Wednesday, July 20, 2011

A sensible deal

The other big news of the day is that ACT has reportedly struck a deal with National to not run in marginal seats, effectively boosting National's chances of winning them. This is likely to produce the same outrage as National's deal with ACT in Epsom, but it shouldn't. It's a perfectly sensible arrangement if you want to eliminate certain MPs, and I'm surprised Labour and the Greens don't pursue such arrangements (e.g. in Ohariu). And unless the seat in question is the electorate lifeboat for a small party, it will not affect the outcome. Under MMP, it is the party vote that is important, and electorates are mostly irrelevant. Except in the case of a small party, where they can be crucial to obtaining representation in Parliament, all they do is shuffle the party list, by elevating some MPs ahead of others.

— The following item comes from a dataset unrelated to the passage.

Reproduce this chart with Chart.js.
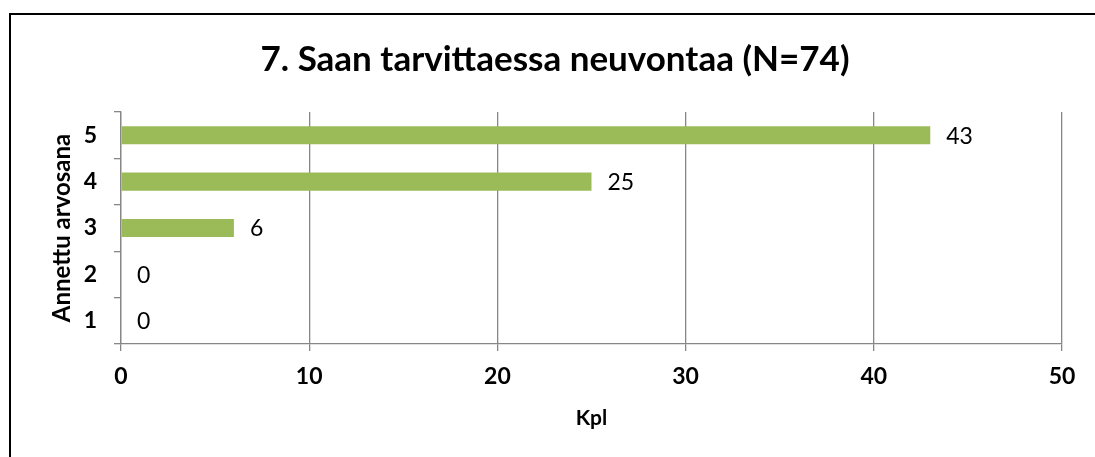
<!DOCTYPE html>
<html>
<head>
<meta charset="utf-8">
<script src="https://cdn.jsdelivr.net/npm/chart.js@4.4.1/dist/chart.umd.min.js"></script>
<style>
  html, body { margin: 0; padding: 0; background: #fff; }
  #wrap { width: 1095px; height: 457px; position: relative; }
</style>
</head>
<body>
<div id="wrap"><canvas id="c" width="1095" height="457"></canvas></div>
<script>
const categories = ['5', '4', '3', '2', '1'];
const values = [43, 25, 6, 0, 0];
const xTicks = [0, 10, 20, 30, 40, 50];
const titleText = '7. Saan tarvittaessa neuvontaa (N=74)';
const xTitle = 'Kpl';
const yTitle = 'Annettu arvosana';

const FONT = 'Lato, "Open Sans", sans-serif';
const GRID = '#878787';

const framePlugin = {
  id: 'frame',
  beforeDraw(chart) {
    const ctx = chart.ctx;
    ctx.save();
    ctx.fillStyle = '#fff';
    ctx.fillRect(0, 0, chart.width, chart.height);
    ctx.strokeStyle = '#000';
    ctx.lineWidth = 2;
    ctx.strokeRect(10, 14, 1200, 600);
    ctx.restore();
  }
};

const labelPlugin = {
  id: 'valueLabels',
  afterDatasetsDraw(chart) {
    const ctx = chart.ctx;
    const meta = chart.getDatasetMeta(0);
    ctx.save();
    ctx.font = '23px ' + FONT;
    ctx.fillStyle = '#000';
    ctx.textAlign = 'left';
    ctx.textBaseline = 'middle';
    meta.data.forEach((bar, i) => {
      ctx.fillText(String(values[i]), bar.x + 16, bar.y + 1);
    });
    ctx.restore();
  }
};

const LEFT_PAD = 48;

new Chart(document.getElementById('c'), {
  type: 'bar',
  data: {
    labels: categories,
    datasets: [{
      data: values,
      backgroundColor: '#9BBB59',
      borderWidth: 0,
      barPercentage: 0.39,
      categoryPercentage: 1.0
    }]
  },
  options: {
    indexAxis: 'y',
    responsive: false,
    animation: false,
    layout: { padding: { left: LEFT_PAD, right: 33, top: 0, bottom: 0 } },
    plugins: {
      legend: { display: false },
      tooltip: { enabled: false },
      title: {
        display: true,
        text: titleText,
        color: '#000',
        font: { family: FONT, size: 35, weight: 'bold', lineHeight: 1.2 },
        padding: { top: 39, bottom: 31 }
      }
    },
    scales: {
      x: {
        min: 0,
        max: 50,
        afterBuildTicks(scale) { scale.ticks = xTicks.map(v => ({ value: v })); },
        afterFit(scale) { scale.height = 457 - 344; },
        grid: { color: GRID, lineWidth: 1.3, tickLength: 7, drawTicks: true },
        border: { color: GRID, width: 1.3 },
        ticks: {
          color: '#000',
          font: { family: FONT, size: 23, weight: 'bold' },
          padding: 12
        },
        title: {
          display: true,
          text: xTitle,
          color: '#000',
          font: { family: FONT, size: 21, weight: 'bold' },
          padding: { top: 0, bottom: 26 }
        }
      },
      y: {
        afterFit(scale) { scale.width = 121 - LEFT_PAD; },
        grid: { display: true, drawOnChartArea: false, drawTicks: true, tickLength: 7, color: GRID, lineWidth: 1.3 },
        border: { color: GRID, width: 1.3 },
        ticks: {
          color: '#000',
          font: { family: FONT, size: 23, weight: 'bold' },
          padding: 17
        },
        title: {
          display: true,
          text: yTitle,
          color: '#000',
          font: { family: FONT, size: 24, weight: 'bold' },
          padding: { top: 62 - LEFT_PAD - 14, bottom: 0 }
        }
      }
    }
  },
  plugins: [framePlugin, labelPlugin]
});
</script>
</body>
</html>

So, in most cases, all that's at stake with such arrangements is wounded pride. That may matter to the petty egotists of our political class, but I don't see why the rest of us should care. The overall election result will be determined by the party votes cast, not these sorts of deals.

At the same time, these arrangements do have a cost. There's the obvious one of minor party loyalists feeling "betrayed" at not having an electorate candidate to waste their vote on. But more importantly, strong electorate candidates give visibility, and hence boost the party vote. And when the allocation of the last few seats can come down to a question of a few hundred votes, that could make a difference.